No Free Passes: States With 2 Major Party Candidates in Every US House Race

Indiana has now placed candidates from both major parties on the ballot in a nation-best 189 consecutive U.S. House races, with New Hampshire, Minnesota, Idaho, and Montana also north of 100 in a row.

Political Crumbs

Gubernatorial Highs and Lows

Two sitting governors currently hold the record for the highest gubernatorial vote ever received in their respective states by a non-incumbent: Republican Matt Mead of Wyoming (65.7 percent in 2010) and outgoing GOPer Dave Heineman of Nebraska (73.4 percent in 2006). Republican Gary Herbert of Utah had not previously won a gubernatorial contest when he notched a state record 64.1 percent for his first victory in 2010, but was an incumbent at the time after ascending to the position in 2009 after the early departure of Jon Huntsman. Meanwhile, two sitting governors hold the record in their states for the lowest mark ever recorded by a winning gubernatorial candidate (incumbent or otherwise): independent-turned-Democrat Lincoln Chafee of Rhode Island (36.1 percent in 2010) and Democrat Terry McAuliffe of Virginia (47.8 percent in 2013).


An Idaho Six Pack

Two-term Idaho Republican Governor Butch Otter only polled at 39 percent in a recent PPP survey of the state's 2014 race - just four points ahead of Democratic businessman A.J. Balukoff.
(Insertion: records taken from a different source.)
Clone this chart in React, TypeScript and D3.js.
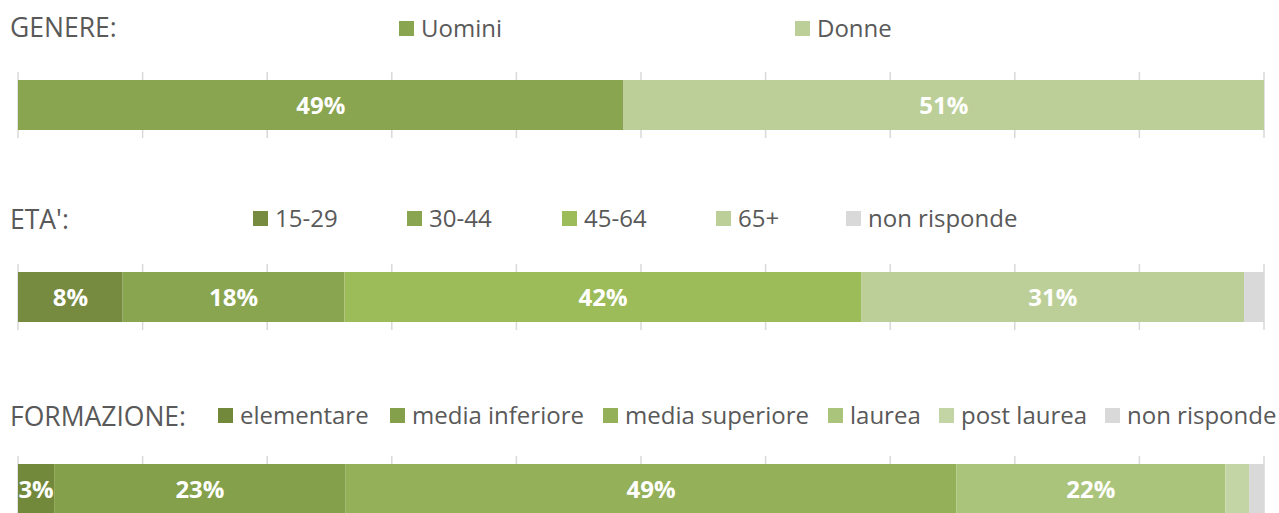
import React from "react";
import { scaleLinear, range, cumsum } from "d3";

// --- data (percent) ---
const genereTitle = "GENERE:";
const genereLabels = ["Uomini", "Donne"];
const genereValues = [48.6, 51.4];
const genereColors = ["#8aa54f", "#bccf98"];

const etaTitle = "ETA':";
const etaLabels = ["15-29", "30-44", "45-64", "65+", "non risponde"];
const etaValues = [8.4, 17.8, 41.5, 30.7, 1.6];
const etaColors = ["#768a40", "#8aa54f", "#9cbb59", "#bccf98", "#d9d9d9"];

const formTitle = "FORMAZIONE:";
const formLabels = ["elementare", "media inferiore", "media superiore", "laurea", "post laurea", "non risponde"];
const formValues = [2.9, 23.4, 49.0, 21.6, 1.9, 1.2];
const formColors = ["#72893c", "#84a04a", "#94b058", "#abc47c", "#c3d4a5", "#d9d9d9"];

// --- layout ---
const width = 1279,
  height = 513,
  barHeight = 50,
  fontFamily = "'Open Sans', 'DejaVu Sans', sans-serif",
  textColor = "#595959";

const x = scaleLinear().domain([0, 100]).range([18, 1264]);

const panels = [
  { title: genereTitle, labels: genereLabels, values: genereValues, colors: genereColors, titleY: 37, legendY: 37, legendX: [399, 795], barY: 80 },
  { title: etaTitle, labels: etaLabels, values: etaValues, colors: etaColors, titleY: 229, legendY: 227, legendX: [253, 407, 562, 716, 846], barY: 272 },
  { title: formTitle, labels: formLabels, values: formValues, colors: formColors, titleY: 426, legendY: 424, legendX: [218, 390, 603, 828, 939, 1105], barY: 464 },
];

function StackedBar({ p }) {
  const ends = Array.from(cumsum(p.values));
  const starts = ends.map((e, i) => e - p.values[i]);
  return (
    <g>
      <text x={10} y={p.titleY} fontSize={26.5} fill={textColor} fontFamily={fontFamily}>
        {p.title}
      </text>
      {p.labels.map((l, i) => (
        <g key={l} transform={`translate(${p.legendX[i]},${p.legendY})`}>
          <rect x={0} y={-16} width={15} height={15} fill={p.colors[i]} />
          <text x={22} y={0} fontSize={24} fill={textColor} fontFamily={fontFamily}>
            {l}
          </text>
        </g>
      ))}
      {range(0, 101, 10).map((t) => (
        <line
          key={t}
          x1={x(t)}
          x2={x(t)}
          y1={p.barY - 8}
          y2={p.barY + barHeight + 8}
          stroke="#d9d9d9"
          strokeWidth={1.5}
        />
      ))}
      {p.values.map((v, i) => (
        <rect
          key={i}
          x={x(starts[i])}
          y={p.barY}
          width={x(ends[i]) - x(starts[i])}
          height={barHeight}
          fill={p.colors[i]}
        />
      ))}
      {p.values.map((v, i) =>
        v >= 2.5 ? (
          <text
            key={"l" + i}
            x={(x(starts[i]) + x(ends[i])) / 2}
            y={p.barY + barHeight / 2 + 8.5}
            textAnchor="middle"
            fontSize={24}
            fontWeight="bold"
            fill="#ffffff"
            fontFamily={fontFamily}
          >
            {Math.round(v)}%
          </text>
        ) : null
      )}
    </g>
  );
}

export default function App() {
  return (
    <svg
      width={width}
      height={height}
      style={{ position: "absolute", left: 0, top: 0, background: "#ffffff" }}
    >
      {panels.map((p) => (
        <StackedBar key={p.title} p={p} />
      ))}
    </svg>
  );
}
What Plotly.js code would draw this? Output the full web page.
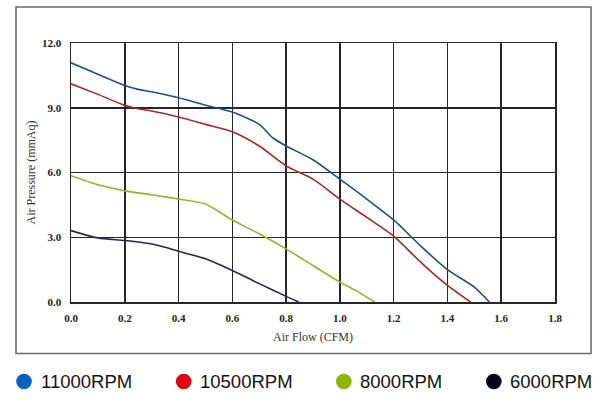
<!DOCTYPE html>
<html>
<head>
<meta charset="utf-8">
<script src="https://cdn.plot.ly/plotly-3.0.1.min.js"></script>
<style>
  html, body { margin: 0; padding: 0; background: #ffffff; }
  #chart { width: 609px; height: 407px; }
</style>
</head>
<body>
<div id="chart"></div>
<script>
// ---- data ----
const seriesNames = ["11000RPM", "10500RPM", "8000RPM", "6000RPM"];

const flow11000 = [0, 0.1, 0.2, 0.25, 0.3, 0.4, 0.5, 0.6, 0.7, 0.75, 0.8, 0.9, 1.0, 1.1, 1.2, 1.267, 1.3, 1.4, 1.5, 1.556];
const pres11000 = [11.08, 10.55, 10.03, 9.85, 9.74, 9.46, 9.12, 8.80, 8.23, 7.61, 7.23, 6.59, 5.69, 4.77, 3.80, 3.0, 2.6, 1.50, 0.69, 0];

const flow10500 = [0, 0.1, 0.2, 0.25, 0.3, 0.4, 0.5, 0.6, 0.7, 0.8, 0.9, 1.0, 1.1, 1.2, 1.3, 1.4, 1.486];
const pres10500 = [10.11, 9.62, 9.11, 8.95, 8.85, 8.57, 8.23, 7.89, 7.23, 6.31, 5.69, 4.77, 3.92, 3.05, 1.85, 0.77, 0];

const flow8000 = [0, 0.1, 0.2, 0.3, 0.4, 0.5, 0.6, 0.7, 0.8, 0.9, 1.0, 1.07, 1.129];
const pres8000 = [5.85, 5.43, 5.15, 4.97, 4.77, 4.54, 3.80, 3.16, 2.46, 1.69, 0.92, 0.46, 0];

const flow6000 = [0, 0.1, 0.2, 0.3, 0.35, 0.4, 0.5, 0.6, 0.7, 0.8, 0.847];
const pres6000 = [3.31, 2.97, 2.85, 2.69, 2.54, 2.35, 2.0, 1.46, 0.85, 0.26, 0];

const xTickVals = [0, 0.2, 0.4, 0.6, 0.8, 1.0, 1.2, 1.4, 1.6, 1.8];
const xTickText = ["0.0", "0.2", "0.4", "0.6", "0.8", "1.0", "1.2", "1.4", "1.6", "1.8"];
const yTickVals = [0, 3, 6, 9, 12];
const yTickText = ["0.0", "3.0", "6.0", "9.0", "12.0"];

// ---- styles ----
const lineColors = ["#1f4f8f", "#a52a27", "#8cb82c", "#2b2652"];
const dotColors  = ["#0b63bf", "#e0000f", "#8ab800", "#06061a"];

const flows = [flow11000, flow10500, flow8000, flow6000];
const pressures = [pres11000, pres10500, pres8000, pres6000];

const traces = seriesNames.map((name, i) => ({
  type: "scatter",
  mode: "lines",
  name: name,
  x: flows[i],
  y: pressures[i],
  line: { color: lineColors[i], width: 1.6, shape: "spline", smoothing: 0.7 },
  showlegend: false,
  hoverinfo: "skip"
}));

// geometry
const W = 609, H = 407;
const mL = 71, mR = 54, mT = 43, mB = 105;
const pw = W - mL - mR, ph = H - mT - mB;
const px = v => (v - mL) / pw;          // page pixel -> paper x
const py = v => (H - mB - v) / ph;      // page pixel -> paper y

const shapes = [{
  type: "rect", xref: "paper", yref: "paper", layer: "below",
  x0: px(16), x1: px(591), y0: py(353.5), y1: py(7),
  line: { color: "#6a6a6a", width: 1.6 }, fillcolor: "rgba(0,0,0,0)"
}];
const annotations = [];
const legendCenters = [24, 183.7, 343.8, 493.8];
const legendY = 381.5;
seriesNames.forEach((name, i) => {
  shapes.push({
    type: "circle", xref: "paper", yref: "paper",
    xsizemode: "pixel", ysizemode: "pixel",
    xanchor: px(legendCenters[i]), yanchor: py(legendY),
    x0: -7.8, x1: 7.8, y0: -7.8, y1: 7.8,
    fillcolor: dotColors[i], line: { width: 0 }
  });
  annotations.push({
    xref: "paper", yref: "paper",
    x: px(legendCenters[i] + 14.5), y: py(legendY),
    xanchor: "left", yanchor: "middle", showarrow: false,
    text: name,
    font: { family: "Liberation Sans, Arial, sans-serif", size: 18.5, color: "#141414" }
  });
});

const tickFont = { family: "Liberation Serif, DejaVu Serif, serif", size: 11, color: "#222", weight: "bold" };
const titleFont = { family: "Liberation Serif, DejaVu Serif, serif", size: 12, color: "#333" };

const layout = {
  width: W, height: H,
  margin: { l: mL, r: mR, t: mT, b: mB, pad: 0 },
  paper_bgcolor: "#ffffff",
  plot_bgcolor: "#ffffff",
  showlegend: false,
  xaxis: {
    range: [0, 1.8],
    tickmode: "array", tickvals: xTickVals, ticktext: xTickText,
    ticks: "outside", ticklen: 5, tickcolor: "rgba(0,0,0,0)",
    showgrid: true, gridcolor: "#262626", gridwidth: 1.5,
    zeroline: false,
    showline: true, mirror: true, linecolor: "#262626", linewidth: 1.5,
    tickfont: tickFont,
    title: { text: "Air Flow (CFM)", font: titleFont, standoff: 10 },
    automargin: false, fixedrange: true
  },
  yaxis: {
    range: [0, 12],
    tickmode: "array", tickvals: yTickVals, ticktext: yTickText,
    ticks: "outside", ticklen: 6, tickcolor: "rgba(0,0,0,0)",
    showgrid: true, gridcolor: "#262626", gridwidth: 1.5,
    zeroline: false,
    showline: true, mirror: true, linecolor: "#262626", linewidth: 1.5,
    tickfont: tickFont,
    title: { text: "Air Pressure (mmAq)", font: titleFont, standoff: 4 },
    automargin: false, fixedrange: true
  },
  shapes: shapes,
  annotations: annotations
};

Plotly.newPlot("chart", traces, layout, { displayModeBar: false, staticPlot: true });
</script>
</body>
</html>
Otter's low numbers reflect his own struggles as a candidate (witness his weak primary win against State Senator Russ Fulcher) combined with the opportunity for disgruntled Idahoans to cast their votes for one of four third party and independent candidates, who collectively received the support of 12 percent of likely voters: Libertarian John Bujak, the Constitution Party's Steve Pankey, and independents Jill Humble and Pro-Life (aka Marvin Richardson). The six candidate options in a gubernatorial race sets an all-time record in the Gem State across the 46 elections conducted since statehood. The previous high water mark of five candidates was reached in seven previous cycles: 1902, 1904, 1908, 1912, 1914, 1966, and 2010.